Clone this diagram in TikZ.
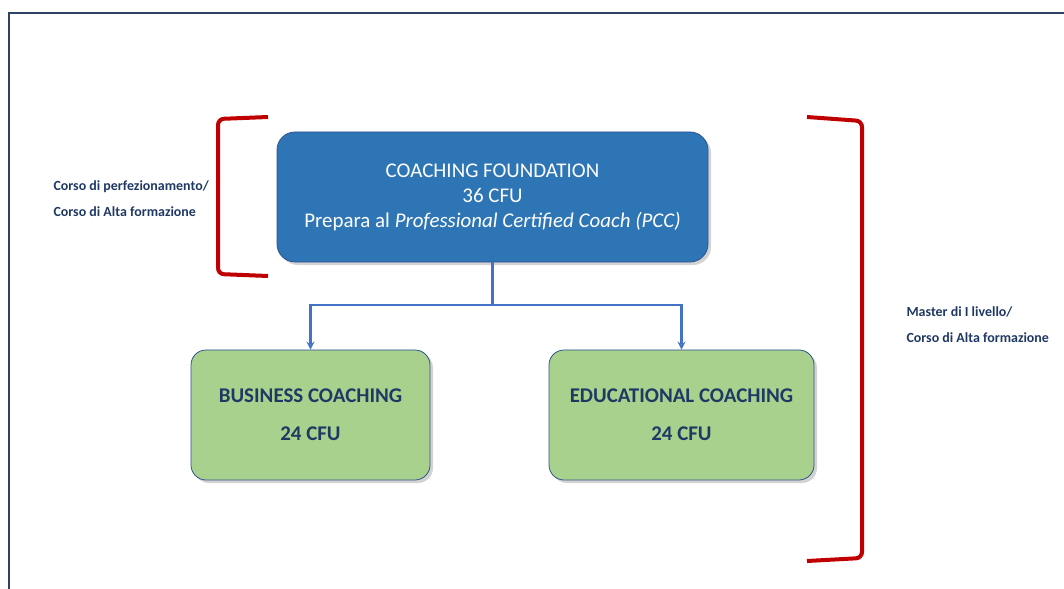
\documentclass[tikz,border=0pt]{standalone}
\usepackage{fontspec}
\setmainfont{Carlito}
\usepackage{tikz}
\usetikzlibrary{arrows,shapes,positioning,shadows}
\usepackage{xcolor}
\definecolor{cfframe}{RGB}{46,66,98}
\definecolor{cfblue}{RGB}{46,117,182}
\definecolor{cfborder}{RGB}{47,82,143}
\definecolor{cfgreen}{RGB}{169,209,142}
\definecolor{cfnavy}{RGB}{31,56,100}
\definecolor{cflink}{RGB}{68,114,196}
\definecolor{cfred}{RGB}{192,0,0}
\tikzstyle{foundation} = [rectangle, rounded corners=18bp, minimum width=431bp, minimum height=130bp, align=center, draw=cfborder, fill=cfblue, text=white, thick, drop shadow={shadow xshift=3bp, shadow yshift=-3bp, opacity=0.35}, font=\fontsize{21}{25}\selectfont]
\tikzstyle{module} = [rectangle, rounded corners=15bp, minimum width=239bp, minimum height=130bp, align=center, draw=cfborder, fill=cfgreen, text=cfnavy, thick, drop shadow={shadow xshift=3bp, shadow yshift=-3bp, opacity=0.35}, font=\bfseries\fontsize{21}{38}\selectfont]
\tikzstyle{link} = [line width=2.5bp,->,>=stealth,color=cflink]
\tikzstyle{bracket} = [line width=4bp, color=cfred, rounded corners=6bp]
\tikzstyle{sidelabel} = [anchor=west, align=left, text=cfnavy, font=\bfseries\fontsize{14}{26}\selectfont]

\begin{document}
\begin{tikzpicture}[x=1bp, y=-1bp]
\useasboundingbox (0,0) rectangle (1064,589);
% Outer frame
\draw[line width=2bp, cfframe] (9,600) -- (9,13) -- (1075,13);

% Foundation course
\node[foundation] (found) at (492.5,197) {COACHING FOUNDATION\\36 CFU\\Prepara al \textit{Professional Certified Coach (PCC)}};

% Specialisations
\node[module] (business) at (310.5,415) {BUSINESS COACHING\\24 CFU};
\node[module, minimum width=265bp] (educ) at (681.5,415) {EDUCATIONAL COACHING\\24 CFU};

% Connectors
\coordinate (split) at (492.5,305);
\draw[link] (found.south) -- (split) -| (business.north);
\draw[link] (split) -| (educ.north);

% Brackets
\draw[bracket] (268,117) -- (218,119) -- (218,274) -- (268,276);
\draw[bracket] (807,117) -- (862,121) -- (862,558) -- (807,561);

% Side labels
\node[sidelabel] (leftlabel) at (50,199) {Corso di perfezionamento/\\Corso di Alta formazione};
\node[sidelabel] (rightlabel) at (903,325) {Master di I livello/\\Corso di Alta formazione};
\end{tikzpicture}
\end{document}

**Short exercise:** Leave the pictures out and copy the rest of the data exactly.

**Response to the task:**
Clone this diagram in TikZ.
\documentclass[tikz,border=0pt]{standalone}
\usepackage{fontspec}
\setmainfont{Carlito}
\usepackage{tikz}
\usetikzlibrary{arrows,shapes,positioning,shadows}
\usepackage{xcolor}
\definecolor{cfframe}{RGB}{46,66,98}
\definecolor{cfblue}{RGB}{46,117,182}
\definecolor{cfborder}{RGB}{47,82,143}
\definecolor{cfgreen}{RGB}{169,209,142}
\definecolor{cfnavy}{RGB}{31,56,100}
\definecolor{cflink}{RGB}{68,114,196}
\definecolor{cfred}{RGB}{192,0,0}
\tikzstyle{foundation} = [rectangle, rounded corners=18bp, minimum width=431bp, minimum height=130bp, align=center, draw=cfborder, fill=cfblue, text=white, thick, drop shadow={shadow xshift=3bp, shadow yshift=-3bp, opacity=0.35}, font=\fontsize{21}{25}\selectfont]
\tikzstyle{module} = [rectangle, rounded corners=15bp, minimum width=239bp, minimum height=130bp, align=center, draw=cfborder, fill=cfgreen, text=cfnavy, thick, drop shadow={shadow xshift=3bp, shadow yshift=-3bp, opacity=0.35}, font=\bfseries\fontsize{21}{38}\selectfont]
\tikzstyle{link} = [line width=2.5bp,->,>=stealth,color=cflink]
\tikzstyle{bracket} = [line width=4bp, color=cfred, rounded corners=6bp]
\tikzstyle{sidelabel} = [anchor=west, align=left, text=cfnavy, font=\bfseries\fontsize{14}{26}\selectfont]

\begin{document}
\begin{tikzpicture}[x=1bp, y=-1bp]
\useasboundingbox (0,0) rectangle (1064,589);
% Outer frame
\draw[line width=2bp, cfframe] (9,600) -- (9,13) -- (1075,13);

% Foundation course
\node[foundation] (found) at (492.5,197) {COACHING FOUNDATION\\36 CFU\\Prepara al \textit{Professional Certified Coach (PCC)}};

% Specialisations
\node[module] (business) at (310.5,415) {BUSINESS COACHING\\24 CFU};
\node[module, minimum width=265bp] (educ) at (681.5,415) {EDUCATIONAL COACHING\\24 CFU};

% Connectors
\coordinate (split) at (492.5,305);
\draw[link] (found.south) -- (split) -| (business.north);
\draw[link] (split) -| (educ.north);

% Brackets
\draw[bracket] (268,117) -- (218,119) -- (218,274) -- (268,276);
\draw[bracket] (807,117) -- (862,121) -- (862,558) -- (807,561);

% Side labels
\node[sidelabel] (leftlabel) at (50,199) {Corso di perfezionamento/\\Corso di Alta formazione};
\node[sidelabel] (rightlabel) at (903,325) {Master di I livello/\\Corso di Alta formazione};
\end{tikzpicture}
\end{document}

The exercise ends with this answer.